━━━ Given data ━━━

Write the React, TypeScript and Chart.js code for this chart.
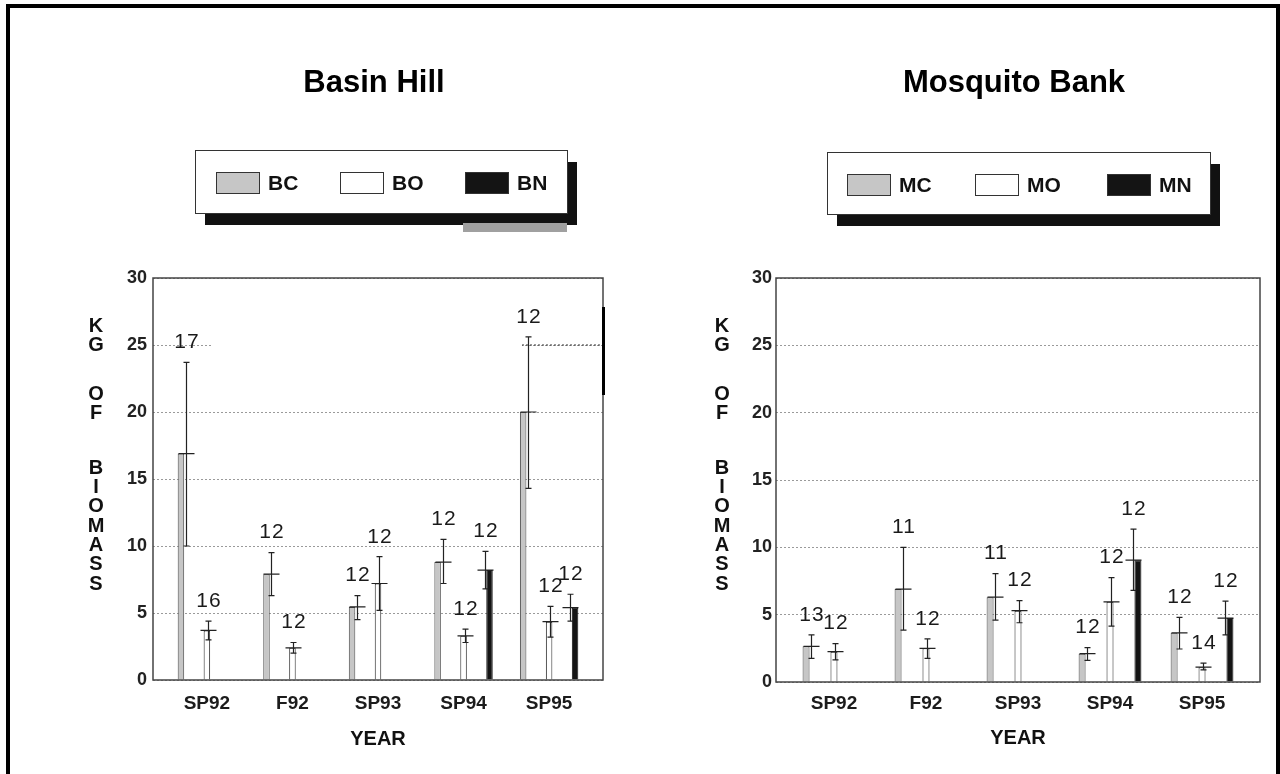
import React, { useEffect, useRef } from 'react';
import { Chart, registerables } from 'chart.js';

Chart.register(...registerables);

// ---------- data ----------
const categories = ['SP92', 'F92', 'SP93', 'SP94', 'SP95'];
const yTicks = [0, 5, 10, 15, 20, 25, 30];

// Basin Hill
const bcMean = [16.9, 7.9, 5.45, 8.8, 20.0];
const bcUpper = [23.7, 9.5, 6.3, 10.5, 25.6];
const bcLower = [10.0, 6.3, 4.5, 7.2, 14.3];
const bcN = [17, 12, 12, 12, 12];

const boMean = [3.7, 2.4, 7.2, 3.3, 4.35];
const boUpper = [4.4, 2.8, 9.2, 3.8, 5.5];
const boLower = [3.0, 2.0, 5.2, 2.8, 3.2];
const boN = [16, 12, 12, 12, 12];

const bnMean = [null, null, null, 8.2, 5.4];
const bnUpper = [null, null, null, 9.6, 6.4];
const bnLower = [null, null, null, 6.8, 4.4];
const bnN = [null, null, null, 12, 12];

// Mosquito Bank
const mcMean = [2.65, 6.9, 6.3, 2.1, 3.65];
const mcUpper = [3.5, 10.0, 8.05, 2.55, 4.8];
const mcLower = [1.75, 3.85, 4.6, 1.6, 2.45];
const mcN = [13, 11, 11, 12, 12];

const moMean = [2.25, 2.5, 5.3, 5.95, 1.1];
const moUpper = [2.85, 3.2, 6.05, 7.75, 1.4];
const moLower = [1.65, 1.75, 4.4, 4.15, 0.9];
const moN = [12, 12, 12, 12, 14];

const mnMean = [null, null, null, 9.05, 4.75];
const mnUpper = [null, null, null, 11.35, 6.0];
const mnLower = [null, null, null, 6.8, 3.5];
const mnN = [null, null, null, 12, 12];

const yTitleWords = ['KG', 'OF', 'BIOMASS'];

// ---------- styles ----------
const FONT = '"Liberation Sans", Arial, Helvetica, sans-serif';
const GRAY_FILL = '#c6c6c6';
const INK = '#1c1c1c';

type Series = {
  label: string;
  mean: (number | null)[];
  upper: (number | null)[];
  lower: (number | null)[];
  n: (number | null)[];
  fill: string;
  border: string;
};

type Panel = {
  title: string;
  series: Series[];
  canvasLeft: number;
  padLeft: number;
  padRight: number;
  xAxisHeight: number;
  xTickPad: number;
  yTickPad: number;
  yearPad: number;
  yTitleX: number;
  legend: { x: number; y: number; w: number; h: number; items: number[]; grayStrip: boolean };
  patch: boolean;
};

const basin: Panel = {
  title: 'Basin Hill',
  series: [
    { label: 'BC', mean: bcMean, upper: bcUpper, lower: bcLower, n: bcN, fill: GRAY_FILL, border: '#4a4a4a' },
    { label: 'BO', mean: boMean, upper: boUpper, lower: boLower, n: boN, fill: '#ffffff', border: '#222222' },
    { label: 'BN', mean: bnMean, upper: bnUpper, lower: bnLower, n: bnN, fill: '#141414', border: '#141414' },
  ],
  canvasLeft: 0,
  padLeft: 103,
  padRight: 37,
  xAxisHeight: 94,
  xTickPad: 12,
  yTickPad: 6,
  yearPad: 23,
  yTitleX: 96,
  legend: { x: 195, y: 150, w: 372, h: 63, items: [21, 145, 270], grayStrip: true },
  patch: true,
};

const mosquito: Panel = {
  title: 'Mosquito Bank',
  series: [
    { label: 'MC', mean: mcMean, upper: mcUpper, lower: mcLower, n: mcN, fill: GRAY_FILL, border: '#4a4a4a' },
    { label: 'MO', mean: moMean, upper: moUpper, lower: moLower, n: moN, fill: '#ffffff', border: '#222222' },
    { label: 'MN', mean: mnMean, upper: mnUpper, lower: mnLower, n: mnN, fill: '#141414', border: '#141414' },
  ],
  canvasLeft: 640,
  padLeft: 86,
  padRight: 20,
  xAxisHeight: 92,
  xTickPad: 10,
  yTickPad: 4,
  yearPad: 24,
  yTitleX: 722 - 640,
  legend: { x: 827 - 640, y: 152, w: 383, h: 62, items: [20, 148, 280], grayStrip: false },
  patch: false,
};

const ERR_OFFSET = [5, 1, -5];

function makeChart(canvas: HTMLCanvasElement, panel: Panel) {
  const decor = {
    id: 'decor',
    beforeDatasetsDraw(chart: any) {
      const { ctx, chartArea } = chart;
      if (panel.patch) {
        const y25 = chart.scales.y.getPixelForValue(25);
        ctx.save();
        ctx.fillStyle = '#ffffff';
        ctx.fillRect(213, y25 - 3, 309, 6);
        ctx.strokeStyle = '#333';
        ctx.lineWidth = 1;
        ctx.setLineDash([2, 2]);
        ctx.beginPath();
        ctx.moveTo(522, y25);
        ctx.lineTo(chartArea.right, y25);
        ctx.stroke();
        ctx.restore();
      }
    },
    afterDraw(chart: any) {
      const { ctx, chartArea } = chart;
      ctx.save();
      // plot frame
      ctx.strokeStyle = '#444';
      ctx.lineWidth = 1.5;
      ctx.strokeRect(chartArea.left, chartArea.top, chartArea.right - chartArea.left, chartArea.bottom - chartArea.top);
      if (panel.patch) {
        ctx.fillStyle = '#000';
        ctx.fillRect(chartArea.right - 1, 307, 3, 88);
      }
      // title
      ctx.fillStyle = '#000';
      ctx.font = `bold 31px ${FONT}`;
      ctx.textAlign = 'center';
      ctx.textBaseline = 'middle';
      ctx.fillText(panel.title, (chartArea.left + chartArea.right) / 2 - 4, 83);

      // legend box
      const L = panel.legend;
      ctx.fillStyle = '#111';
      ctx.fillRect(L.x + 10, L.y + 12, L.w, L.h);
      if (L.grayStrip) {
        ctx.fillStyle = '#a0a0a0';
        ctx.fillRect(L.x + 268, L.y + L.h + 10, L.w - 268, 9);
      }
      ctx.fillStyle = '#fff';
      ctx.fillRect(L.x, L.y, L.w, L.h);
      ctx.strokeStyle = '#333';
      ctx.lineWidth = 1;
      ctx.strokeRect(L.x + 0.5, L.y + 0.5, L.w, L.h);
      chart.data.datasets.forEach((ds: any, i: number) => {
        const sx = L.x + L.items[i];
        const sy = L.y + 22;
        ctx.fillStyle = ds.backgroundColor;
        ctx.fillRect(sx, sy, 43, 21);
        ctx.strokeStyle = '#333';
        ctx.strokeRect(sx + 0.5, sy + 0.5, 43, 21);
        ctx.fillStyle = '#111';
        ctx.font = `bold 21px ${FONT}`;
        ctx.textAlign = 'left';
        ctx.textBaseline = 'middle';
        ctx.fillText(ds.label, sx + 52, sy + 12);
      });

      // stacked y title
      ctx.fillStyle = '#111';
      ctx.font = `bold 20px ${FONT}`;
      ctx.textAlign = 'center';
      ctx.textBaseline = 'middle';
      let yy = 326;
      yTitleWords.forEach((w, wi) => {
        for (const ch of w) {
          ctx.fillText(ch, panel.yTitleX, yy);
          yy += 19.3;
        }
        yy += wi === 0 ? 30 : 35;
      });
      ctx.restore();
    },
  };

  const errbars = {
    id: 'errbars',
    afterDatasetsDraw(chart: any) {
      const { ctx } = chart;
      const ys = chart.scales.y;
      panel.series.forEach((s, di) => {
        const meta = chart.getDatasetMeta(di);
        s.mean.forEach((m, i) => {
          if (m == null) return;
          const el = meta.data[i];
          const x = Math.round(el.x + ERR_OFFSET[di]) + 0.5;
          const yu = ys.getPixelForValue(s.upper[i]);
          const yl = ys.getPixelForValue(s.lower[i]);
          const ym = ys.getPixelForValue(m);
          ctx.save();
          ctx.strokeStyle = '#222';
          ctx.lineWidth = 1.2;
          ctx.beginPath();
          ctx.moveTo(x, yu); ctx.lineTo(x, yl);
          ctx.moveTo(x - 3, yu); ctx.lineTo(x + 3, yu);
          ctx.moveTo(x - 3, yl); ctx.lineTo(x + 3, yl);
          ctx.moveTo(x - 8, ym); ctx.lineTo(x + 8, ym);
          ctx.stroke();
          ctx.fillStyle = '#1a1a1a';
          ctx.font = `21px ${FONT}`;
          (ctx as any).letterSpacing = '1px';
          ctx.textAlign = 'center';
          ctx.textBaseline = 'middle';
          ctx.fillText(String(s.n[i]), x + 0.5, yu - 20);
          ctx.restore();
        });
      });
    },
  };

  return new Chart(canvas, {
    type: 'bar',
    data: {
      datasets: panel.series.map((s) => ({
        label: s.label,
        data: s.mean.map((v, i) => ({ x: i, y: v })),
        backgroundColor: s.fill,
        borderColor: s.border,
        borderWidth: 1,
        barPercentage: 0.25,
        categoryPercentage: 0.91,
      })),
    },
    options: {
      responsive: false,
      animation: false,
      devicePixelRatio: 1,
      layout: { padding: { left: panel.padLeft, right: panel.padRight, top: 278, bottom: 0 } },
      plugins: { legend: { display: false }, title: { display: false }, tooltip: { enabled: false } },
      scales: {
        x: {
          type: 'linear',
          min: -0.63,
          max: 4.63,
          offset: false,
          grid: { display: false, drawTicks: false },
          border: { display: false },
          afterBuildTicks: (scale: any) => {
            scale.ticks = categories.map((_, i) => ({ value: i }));
          },
          afterFit: (scale: any) => {
            scale.height = panel.xAxisHeight;
          },
          ticks: {
            autoSkip: false,
            maxRotation: 0,
            padding: panel.xTickPad,
            color: INK,
            font: { family: FONT, size: 19, weight: 'bold' },
            callback: (v: any) => categories[Math.round(v)] ?? '',
          },
          title: {
            display: true,
            text: 'YEAR',
            color: '#111',
            font: { family: FONT, size: 20, weight: 'bold' },
            padding: { top: 0, bottom: panel.yearPad },
          },
        },
        y: {
          min: 0,
          max: 30,
          afterBuildTicks: (scale: any) => {
            scale.ticks = yTicks.map((v) => ({ value: v }));
          },
          afterFit: (scale: any) => {
            scale.width = 50;
          },
          grid: { color: '#9a9a9a', lineWidth: 1, drawTicks: false },
          border: { display: false, dash: [2, 2] },
          ticks: {
            padding: panel.yTickPad,
            color: '#222',
            font: { family: FONT, size: 18, weight: 'bold' },
          },
        },
      },
    },
    plugins: [decor, errbars],
  } as any);
}

function PanelChart({ panel }: { panel: Panel }) {
  const ref = useRef<HTMLCanvasElement | null>(null);
  useEffect(() => {
    if (!ref.current) return;
    const chart = makeChart(ref.current, panel);
    return () => chart.destroy();
  }, [panel]);
  return (
    <div style={{ position: 'absolute', left: panel.canvasLeft, top: 0, width: 640, height: 774 }}>
      <canvas ref={ref} width={640} height={774} style={{ width: 640, height: 774, display: 'block' }} />
    </div>
  );
}

export default function App() {
  return (
    <div
      style={{
        position: 'absolute',
        left: 0,
        top: 0,
        width: 1280,
        height: 774,
        overflow: 'hidden',
        background: '#fff',
      }}
    >
      <PanelChart panel={basin} />
      <PanelChart panel={mosquito} />
      <div
        style={{
          position: 'absolute',
          left: 6,
          top: 4,
          width: 1274,
          height: 820,
          boxSizing: 'border-box',
          border: '4px solid #000',
          pointerEvents: 'none',
        }}
      />
    </div>
  );
}
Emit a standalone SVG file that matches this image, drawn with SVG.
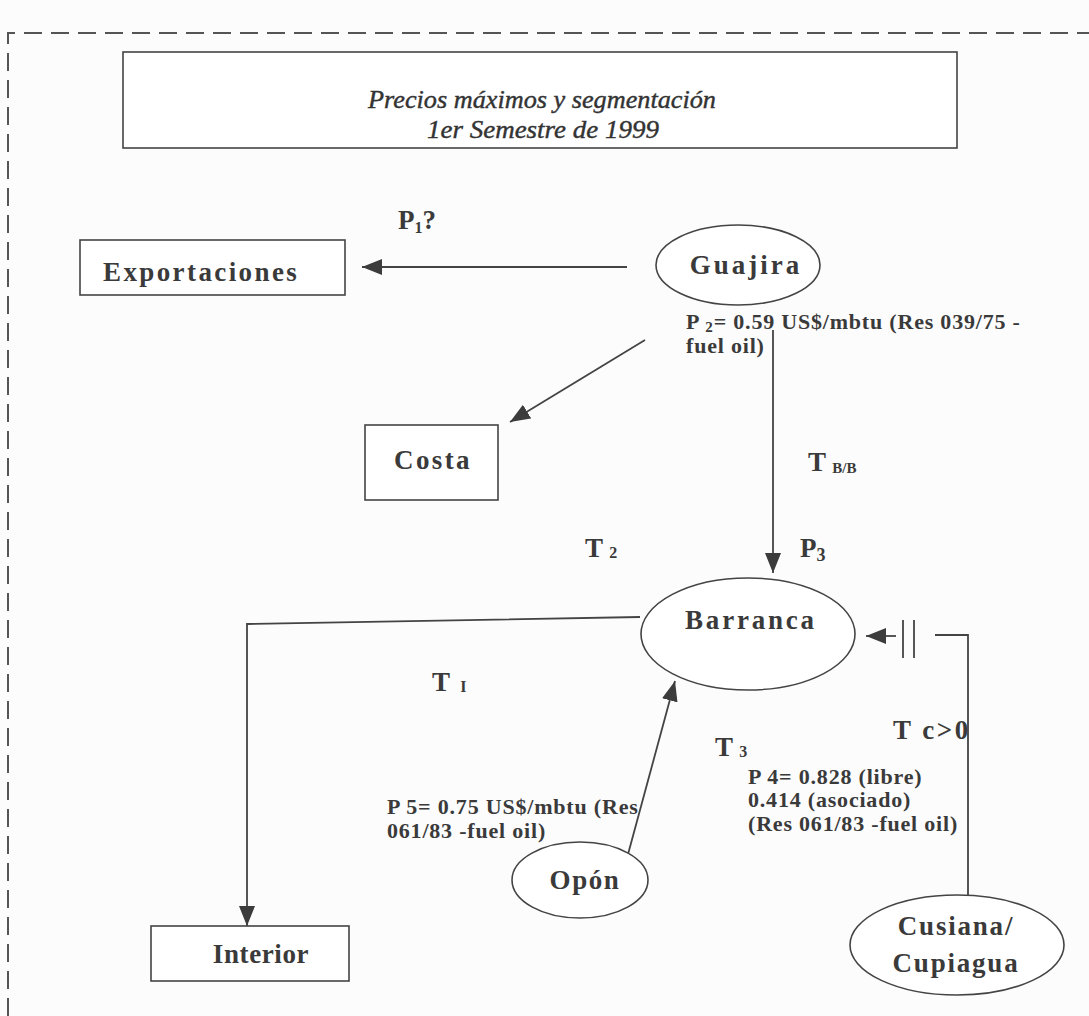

━━━

Your task:
Would you reproduce the lines above, from the very first through the line containing "const bcN = [17, 12, 12, 12, 12];", exactly and without the pictures?

Response:
Write the React, TypeScript and Chart.js code for this chart.
import React, { useEffect, useRef } from 'react';
import { Chart, registerables } from 'chart.js';

Chart.register(...registerables);

// ---------- data ----------
const categories = ['SP92', 'F92', 'SP93', 'SP94', 'SP95'];
const yTicks = [0, 5, 10, 15, 20, 25, 30];

// Basin Hill
const bcMean = [16.9, 7.9, 5.45, 8.8, 20.0];
const bcUpper = [23.7, 9.5, 6.3, 10.5, 25.6];
const bcLower = [10.0, 6.3, 4.5, 7.2, 14.3];
const bcN = [17, 12, 12, 12, 12];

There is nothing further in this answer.